Set task →
Leave out all pictures. Return exactly the lines from the top of the material through the line containing "(0,0) rectangle (320,585);".

Data block →
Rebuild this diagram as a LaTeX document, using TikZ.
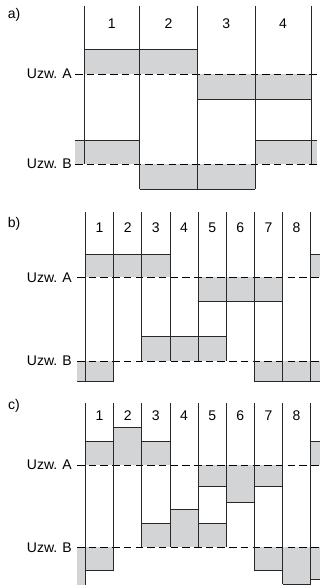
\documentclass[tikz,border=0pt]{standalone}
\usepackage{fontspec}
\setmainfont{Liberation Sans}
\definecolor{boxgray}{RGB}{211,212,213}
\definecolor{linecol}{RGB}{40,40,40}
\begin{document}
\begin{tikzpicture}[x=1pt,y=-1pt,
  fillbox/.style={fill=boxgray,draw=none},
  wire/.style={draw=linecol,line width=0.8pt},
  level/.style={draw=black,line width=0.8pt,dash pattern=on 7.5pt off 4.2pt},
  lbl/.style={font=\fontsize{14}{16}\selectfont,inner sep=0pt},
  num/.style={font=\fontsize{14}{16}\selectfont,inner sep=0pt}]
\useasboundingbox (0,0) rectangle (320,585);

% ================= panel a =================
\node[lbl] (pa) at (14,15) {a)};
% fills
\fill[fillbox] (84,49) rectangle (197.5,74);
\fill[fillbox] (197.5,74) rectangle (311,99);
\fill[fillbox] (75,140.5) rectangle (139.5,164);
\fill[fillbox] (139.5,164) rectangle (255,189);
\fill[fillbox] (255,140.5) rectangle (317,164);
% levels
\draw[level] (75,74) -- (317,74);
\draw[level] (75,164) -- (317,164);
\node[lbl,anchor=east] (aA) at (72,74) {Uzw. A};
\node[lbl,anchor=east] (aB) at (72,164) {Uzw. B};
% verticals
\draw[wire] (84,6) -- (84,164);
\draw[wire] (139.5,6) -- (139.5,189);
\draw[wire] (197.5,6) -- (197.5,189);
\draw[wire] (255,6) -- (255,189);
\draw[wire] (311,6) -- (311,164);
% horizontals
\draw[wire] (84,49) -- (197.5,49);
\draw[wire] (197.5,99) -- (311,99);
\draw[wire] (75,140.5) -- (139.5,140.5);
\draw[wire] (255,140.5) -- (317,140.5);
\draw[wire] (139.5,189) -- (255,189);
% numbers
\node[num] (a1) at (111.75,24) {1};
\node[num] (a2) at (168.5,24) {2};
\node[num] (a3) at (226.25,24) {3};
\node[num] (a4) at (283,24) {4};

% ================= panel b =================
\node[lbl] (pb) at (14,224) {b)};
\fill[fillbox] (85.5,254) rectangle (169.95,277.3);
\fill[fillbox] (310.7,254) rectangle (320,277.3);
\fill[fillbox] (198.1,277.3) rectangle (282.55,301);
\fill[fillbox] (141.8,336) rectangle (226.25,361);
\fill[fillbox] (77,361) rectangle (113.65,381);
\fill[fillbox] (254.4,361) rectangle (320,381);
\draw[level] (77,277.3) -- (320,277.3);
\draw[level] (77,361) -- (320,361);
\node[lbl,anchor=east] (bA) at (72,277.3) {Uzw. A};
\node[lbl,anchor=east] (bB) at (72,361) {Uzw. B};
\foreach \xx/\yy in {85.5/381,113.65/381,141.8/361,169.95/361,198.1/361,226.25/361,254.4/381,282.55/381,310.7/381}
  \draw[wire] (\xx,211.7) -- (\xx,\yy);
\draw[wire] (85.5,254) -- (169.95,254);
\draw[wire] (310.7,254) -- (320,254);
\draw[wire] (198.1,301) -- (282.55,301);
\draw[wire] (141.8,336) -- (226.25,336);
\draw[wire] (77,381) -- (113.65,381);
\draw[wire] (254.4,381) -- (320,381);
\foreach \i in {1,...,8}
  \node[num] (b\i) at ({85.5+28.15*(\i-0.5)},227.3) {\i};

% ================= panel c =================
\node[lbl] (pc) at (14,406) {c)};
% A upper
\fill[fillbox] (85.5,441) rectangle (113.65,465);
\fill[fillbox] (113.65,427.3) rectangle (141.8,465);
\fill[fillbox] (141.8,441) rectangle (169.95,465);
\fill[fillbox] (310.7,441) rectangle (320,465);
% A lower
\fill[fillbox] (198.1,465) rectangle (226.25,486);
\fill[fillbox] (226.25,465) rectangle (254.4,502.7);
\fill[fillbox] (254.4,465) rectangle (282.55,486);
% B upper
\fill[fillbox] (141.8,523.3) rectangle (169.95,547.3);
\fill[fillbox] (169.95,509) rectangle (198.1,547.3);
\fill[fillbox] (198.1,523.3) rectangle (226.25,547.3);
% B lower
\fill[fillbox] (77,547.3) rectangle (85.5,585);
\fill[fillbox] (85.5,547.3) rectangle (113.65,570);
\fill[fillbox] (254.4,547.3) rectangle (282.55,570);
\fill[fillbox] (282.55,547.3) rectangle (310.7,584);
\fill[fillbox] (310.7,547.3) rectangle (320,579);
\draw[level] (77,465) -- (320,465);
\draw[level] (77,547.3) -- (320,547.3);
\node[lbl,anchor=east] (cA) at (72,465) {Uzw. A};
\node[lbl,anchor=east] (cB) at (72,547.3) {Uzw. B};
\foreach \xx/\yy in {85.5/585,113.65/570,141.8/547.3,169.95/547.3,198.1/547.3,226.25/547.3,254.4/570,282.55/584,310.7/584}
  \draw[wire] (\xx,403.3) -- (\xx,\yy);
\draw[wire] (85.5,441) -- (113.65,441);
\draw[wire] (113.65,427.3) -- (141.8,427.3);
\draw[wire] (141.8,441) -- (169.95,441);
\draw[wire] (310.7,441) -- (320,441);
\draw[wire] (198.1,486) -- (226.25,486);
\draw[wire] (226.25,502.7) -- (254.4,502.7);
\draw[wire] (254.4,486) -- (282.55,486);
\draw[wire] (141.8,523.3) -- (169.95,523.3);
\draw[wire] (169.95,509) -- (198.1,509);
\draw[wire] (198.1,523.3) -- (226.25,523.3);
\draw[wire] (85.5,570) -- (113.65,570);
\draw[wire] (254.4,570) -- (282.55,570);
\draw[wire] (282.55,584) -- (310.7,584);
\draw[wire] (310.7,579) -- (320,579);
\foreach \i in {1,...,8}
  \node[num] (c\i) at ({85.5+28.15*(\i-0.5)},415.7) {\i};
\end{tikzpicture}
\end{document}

Task response →
Rebuild this diagram as a LaTeX document, using TikZ.
\documentclass[tikz,border=0pt]{standalone}
\usepackage{fontspec}
\setmainfont{Liberation Sans}
\definecolor{boxgray}{RGB}{211,212,213}
\definecolor{linecol}{RGB}{40,40,40}
\begin{document}
\begin{tikzpicture}[x=1pt,y=-1pt,
  fillbox/.style={fill=boxgray,draw=none},
  wire/.style={draw=linecol,line width=0.8pt},
  level/.style={draw=black,line width=0.8pt,dash pattern=on 7.5pt off 4.2pt},
  lbl/.style={font=\fontsize{14}{16}\selectfont,inner sep=0pt},
  num/.style={font=\fontsize{14}{16}\selectfont,inner sep=0pt}]
\useasboundingbox (0,0) rectangle (320,585);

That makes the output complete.